Lyle felt the power of the moment. She was telling him something.
“Do people put you in a difficult position, Jackie?”
She smiled, shrugged, like Of course, aren’t we all speaking the same language here?
“Did someone in particular put you in a difficult position, Jackie?”
She gritted her teeth. He’d not move her into those terrible memories, and, besides, this wasn’t about Jackie; no, to her, this was now about everyone. Even someone as sane and wonderful as Lyle understood what it was like to be put in a terrible position, to not know what to do as violence, danger, terror loomed.
“These people, look at them”—she looked at the computer—“in Washington, at the mall, one self-righteous group of police is going to go to war with another self-righteous group of gun owners. Each certain they are saving humanity, and each about to destroy it.”

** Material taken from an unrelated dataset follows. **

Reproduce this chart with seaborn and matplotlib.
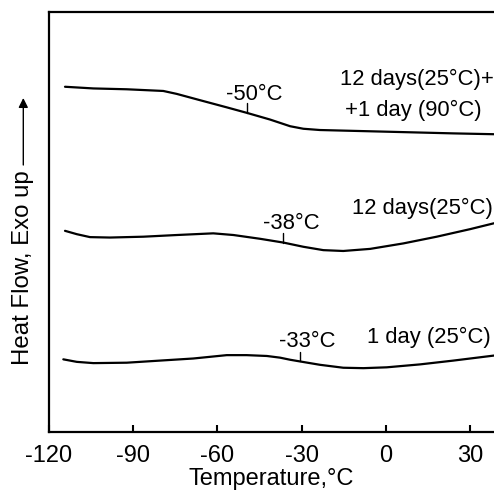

Lyle tried to latch on to the change in direction, keep her going, buy time. “We’re speaking about differences of opinions, the working out of ideas. That is politics, cooperation, compromise.”

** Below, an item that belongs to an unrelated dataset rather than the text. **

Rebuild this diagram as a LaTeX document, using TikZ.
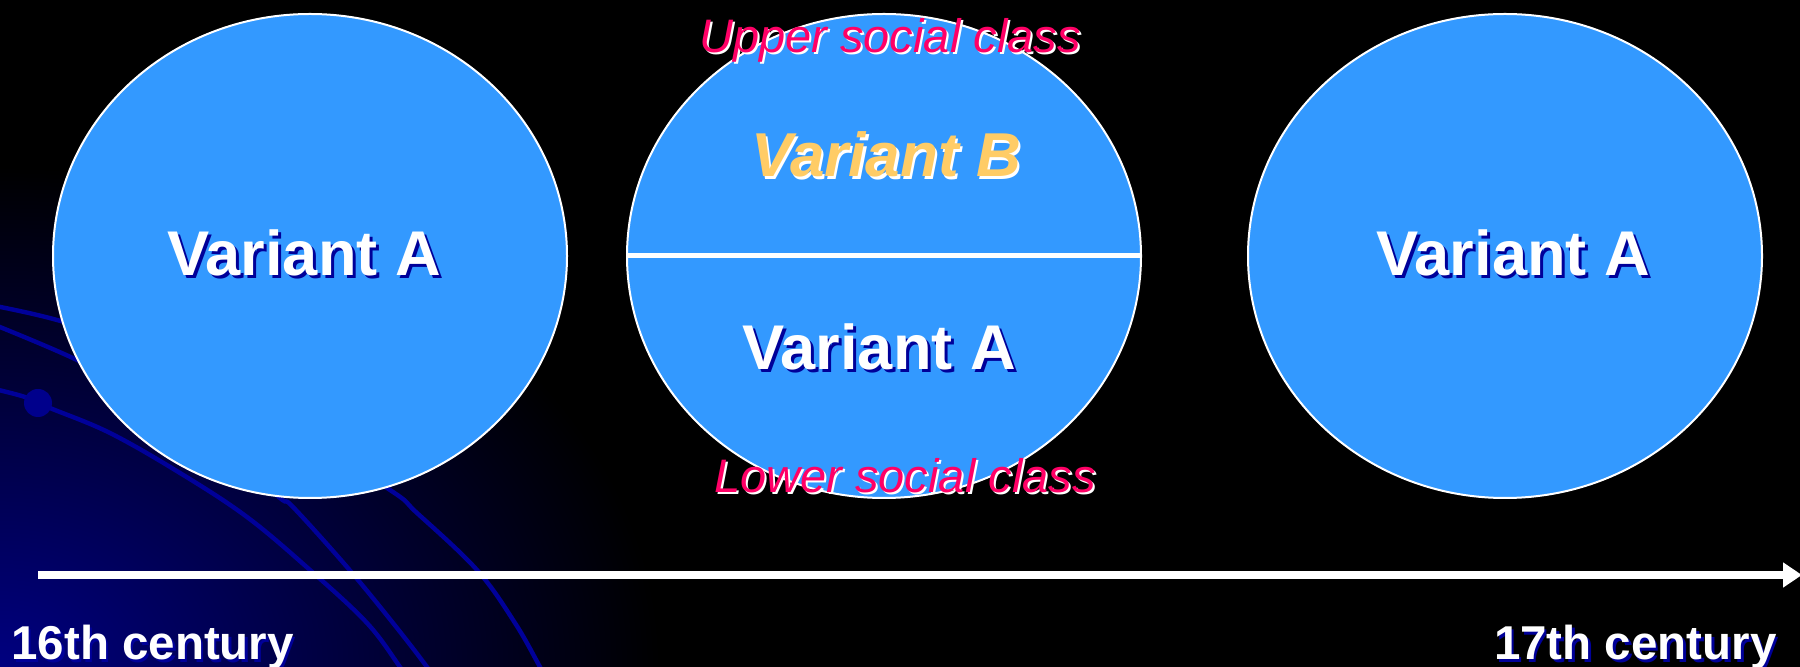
\documentclass[tikz,border=0pt]{standalone}
\usepackage{fontspec}
\setmainfont{Liberation Sans}
\usetikzlibrary{shapes.geometric,arrows.meta}
\definecolor{cfill}{HTML}{3399FF}
\definecolor{cnavy}{RGB}{0,0,153}
\definecolor{cgrad}{RGB}{0,0,128}
\definecolor{csphere}{RGB}{0,0,140}
\definecolor{corange}{HTML}{FFCC66}
\definecolor{cpink}{HTML}{FF0066}
\newcommand\shtxt[3]{\makebox[0pt][l]{\hspace*{#2}\raisebox{-#2}[0pt][0pt]{\textcolor{#1}{#3}}}#3}
\begin{document}
\begin{tikzpicture}[x=0.5pt,y=-0.5pt,
  bubble/.style={ellipse, draw=white, line width=1pt, fill=cfill, minimum width=257pt, minimum height=242pt, inner sep=0pt},
  varA/.style={anchor=base, inner sep=0pt, text=white, font=\fontsize{31.6}{36}\selectfont\bfseries},
  varB/.style={anchor=base, inner sep=0pt, text=corange, font=\fontsize{31}{36}\selectfont\bfseries\itshape},
  social/.style={anchor=base, inner sep=0pt, text=cpink, font=\fontsize{23.5}{28}\selectfont\itshape},
  century/.style={inner sep=0pt, text=white, font=\fontsize{23.75}{28}\selectfont\bfseries},
  swirl/.style={draw=cnavy, line width=2.2pt},
  timeline/.style={draw=white, line width=4pt, -{Triangle[length=9.5pt, width=12pt]}},
]
\useasboundingbox (0,0) rectangle (1800,667);
\fill[black] (0,0) rectangle (1800,667);
% background decoration
\begin{scope}
  \clip (0,0) rectangle (1800,667);
  \shade[inner color=cgrad, outer color=black] (0,667) ellipse [x radius=330pt, y radius=250pt];
  \draw[swirl] plot[smooth, tension=0.6] coordinates {(-10,388) (25,397) (50,408) (110,433) (180,473) (247,517) (310,570) (367,623) (400,667) (410,682)};
  \draw[swirl] plot[smooth, tension=0.6] coordinates {(-10,323) (77,360) (150,400) (230,455) (280,498) (293,507) (347,567) (393,623) (427,667) (436,682)};
  \draw[swirl] plot[smooth, tension=0.6] coordinates {(-10,305) (57,320) (150,350) (260,410) (387,488) (417,513) (477,570) (515,623) (540,667) (548,682)};
  \fill[csphere] (38,403) circle [radius=7pt];
\end{scope}
% bubbles
\node[bubble] (c1) at (310,256) {};
\node[bubble] (c2) at (884,256) {};
\node[bubble] (c3) at (1505,256) {};
\draw[white, line width=2.5pt] (c2.west) -- (c2.east);
% texts
\node[varA] (t1) at (304,276) {\shtxt{cnavy}{1.5pt}{Variant A}};
\node[varB] (t2) at (886,177) {\shtxt{white}{1.2pt}{Variant B}};
\node[varA] (t3) at (879,370) {\shtxt{cnavy}{1.5pt}{Variant A}};
\node[varA] (t4) at (1513,276) {\shtxt{cnavy}{1.5pt}{Variant A}};
\node[social] (up) at (890,53) {\shtxt{white}{1pt}{Upper social class}};
\node[social] (low) at (905,493) {\shtxt{white}{1pt}{Lower social class}};
% timeline
\coordinate (ts) at (38,575);
\coordinate (te) at (1802,575);
\draw[timeline] (ts) -- (te);
\node[century, anchor=base west] (c16) at (11,660) {\shtxt{cnavy}{1.2pt}{16th century}};
\node[century, anchor=base east] (c17) at (1777,660) {\shtxt{cnavy}{1.2pt}{17th century}};
\end{tikzpicture}
\end{document}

“No! The opposite!” She slapped the table. “We’re talking about not listening. We’re talking about…”
“What, Jackie. What are we talking about?”
“We’re talking about giving people some time so that they can figure out what’s right? We’re slowing the world down. Don’t you see how important that is?”

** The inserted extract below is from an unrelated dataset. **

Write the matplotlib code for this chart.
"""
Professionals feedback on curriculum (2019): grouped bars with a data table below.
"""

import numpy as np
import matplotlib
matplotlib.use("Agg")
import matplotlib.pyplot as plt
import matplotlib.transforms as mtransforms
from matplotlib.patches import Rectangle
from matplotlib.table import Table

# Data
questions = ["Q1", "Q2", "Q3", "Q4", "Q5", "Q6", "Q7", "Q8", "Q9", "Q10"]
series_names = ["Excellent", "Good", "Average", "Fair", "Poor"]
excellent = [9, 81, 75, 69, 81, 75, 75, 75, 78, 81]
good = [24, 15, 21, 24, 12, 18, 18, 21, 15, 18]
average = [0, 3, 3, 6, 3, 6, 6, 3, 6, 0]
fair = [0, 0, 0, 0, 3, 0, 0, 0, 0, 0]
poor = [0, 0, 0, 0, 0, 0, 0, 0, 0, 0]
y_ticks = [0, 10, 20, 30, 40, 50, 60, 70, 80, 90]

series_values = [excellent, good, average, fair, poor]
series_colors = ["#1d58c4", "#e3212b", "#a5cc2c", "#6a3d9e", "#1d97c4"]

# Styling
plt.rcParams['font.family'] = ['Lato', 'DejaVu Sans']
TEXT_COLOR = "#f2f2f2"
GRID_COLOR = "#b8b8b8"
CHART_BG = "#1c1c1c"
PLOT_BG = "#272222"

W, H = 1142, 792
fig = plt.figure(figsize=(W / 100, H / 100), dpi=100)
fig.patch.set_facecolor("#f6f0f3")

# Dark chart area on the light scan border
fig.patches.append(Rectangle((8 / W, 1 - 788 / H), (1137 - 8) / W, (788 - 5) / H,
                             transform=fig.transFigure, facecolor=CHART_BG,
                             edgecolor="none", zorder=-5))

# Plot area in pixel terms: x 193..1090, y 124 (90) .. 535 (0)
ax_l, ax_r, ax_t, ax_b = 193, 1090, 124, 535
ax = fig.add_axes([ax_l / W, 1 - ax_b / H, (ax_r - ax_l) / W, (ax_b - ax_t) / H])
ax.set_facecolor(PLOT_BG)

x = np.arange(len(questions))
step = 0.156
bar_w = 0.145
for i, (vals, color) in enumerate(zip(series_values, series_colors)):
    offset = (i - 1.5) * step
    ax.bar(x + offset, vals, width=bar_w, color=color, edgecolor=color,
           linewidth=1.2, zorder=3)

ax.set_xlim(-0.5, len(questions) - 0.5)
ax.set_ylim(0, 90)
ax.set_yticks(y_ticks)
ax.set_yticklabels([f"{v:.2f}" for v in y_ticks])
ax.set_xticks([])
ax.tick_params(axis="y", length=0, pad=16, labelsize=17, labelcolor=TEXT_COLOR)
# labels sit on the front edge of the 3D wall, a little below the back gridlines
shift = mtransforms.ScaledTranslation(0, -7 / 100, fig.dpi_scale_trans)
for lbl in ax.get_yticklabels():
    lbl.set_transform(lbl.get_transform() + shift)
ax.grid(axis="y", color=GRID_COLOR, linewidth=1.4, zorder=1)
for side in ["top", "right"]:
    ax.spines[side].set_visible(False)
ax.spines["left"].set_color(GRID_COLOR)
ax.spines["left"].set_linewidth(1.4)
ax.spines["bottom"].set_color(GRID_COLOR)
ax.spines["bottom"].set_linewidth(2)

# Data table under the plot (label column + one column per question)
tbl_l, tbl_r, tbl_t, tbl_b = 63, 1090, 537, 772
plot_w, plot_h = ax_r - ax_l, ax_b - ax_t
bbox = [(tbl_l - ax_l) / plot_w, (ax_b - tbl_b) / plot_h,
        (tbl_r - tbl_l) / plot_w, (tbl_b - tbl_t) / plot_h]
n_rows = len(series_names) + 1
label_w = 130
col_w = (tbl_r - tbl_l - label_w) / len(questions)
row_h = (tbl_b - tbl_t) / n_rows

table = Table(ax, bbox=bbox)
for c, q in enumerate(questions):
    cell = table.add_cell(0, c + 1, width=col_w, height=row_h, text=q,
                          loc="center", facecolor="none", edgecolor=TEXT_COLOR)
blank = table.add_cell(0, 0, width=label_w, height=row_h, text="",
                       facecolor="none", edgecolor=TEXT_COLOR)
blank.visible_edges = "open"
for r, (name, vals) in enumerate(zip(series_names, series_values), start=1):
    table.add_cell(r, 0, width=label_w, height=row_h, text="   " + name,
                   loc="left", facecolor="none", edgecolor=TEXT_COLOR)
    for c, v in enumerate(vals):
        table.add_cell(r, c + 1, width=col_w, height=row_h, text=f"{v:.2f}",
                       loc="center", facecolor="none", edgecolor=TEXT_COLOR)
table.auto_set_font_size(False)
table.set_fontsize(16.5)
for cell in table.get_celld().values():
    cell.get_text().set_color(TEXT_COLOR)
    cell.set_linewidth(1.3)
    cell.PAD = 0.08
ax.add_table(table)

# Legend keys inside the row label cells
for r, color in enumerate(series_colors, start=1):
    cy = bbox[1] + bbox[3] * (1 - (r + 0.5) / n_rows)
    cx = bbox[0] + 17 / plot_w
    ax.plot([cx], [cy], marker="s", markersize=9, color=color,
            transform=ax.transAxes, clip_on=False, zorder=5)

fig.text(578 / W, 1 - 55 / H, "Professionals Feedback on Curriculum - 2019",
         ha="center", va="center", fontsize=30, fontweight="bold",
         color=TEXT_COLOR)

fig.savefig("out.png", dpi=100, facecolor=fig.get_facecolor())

He pulled backward at the intensity. This was what it was all about for her, and he suddenly totally grasped that basic idea. It was all moving too fast for her. She didn’t feel heard and she couldn’t hear herself.
“Let’s take our time with it, Jackie. I’m listening.”
“I know you are. You are the first person who ever really saw me. You met me in Nepal, you…” She grinned, so sincerely. “You don’t remember, do you? Oh, Lyle, of course you need to know this.” She reminded him, seeing he had a vague recollection of helping a young backpacker. “And then, years later, in the back of class, you heard me even before you actually saw me. You heard me, which is even more powerful. Then when you looked at me, you understood. Just the way you diagnosed people and what ailed them. It is such a powerful gift and I want you to know that I see you, too; I hear you. I heard you calling and I came.”
On the live video stream, there was a flash of light.
“It’s starting,” she said.
“You did that?” he asked.
“No. No. I mean that one of the nut cases on one side or another has started the violence. Honestly, I can’t tell which is the immune system anymore and which the disease—whether we’re defending or attacking ourselves. I guess maybe that’s how you felt when you got depressed. But the thing is, Lyle, the thing that I think you’ll be most proud of is that I figured out a painless way to stop things.” Before she could elaborate, the pair of them looked at the screen and the scrambling of footage as reporters and cameras jogged around. Several shots rang out loud enough to overcome the extremely low volume on the TV.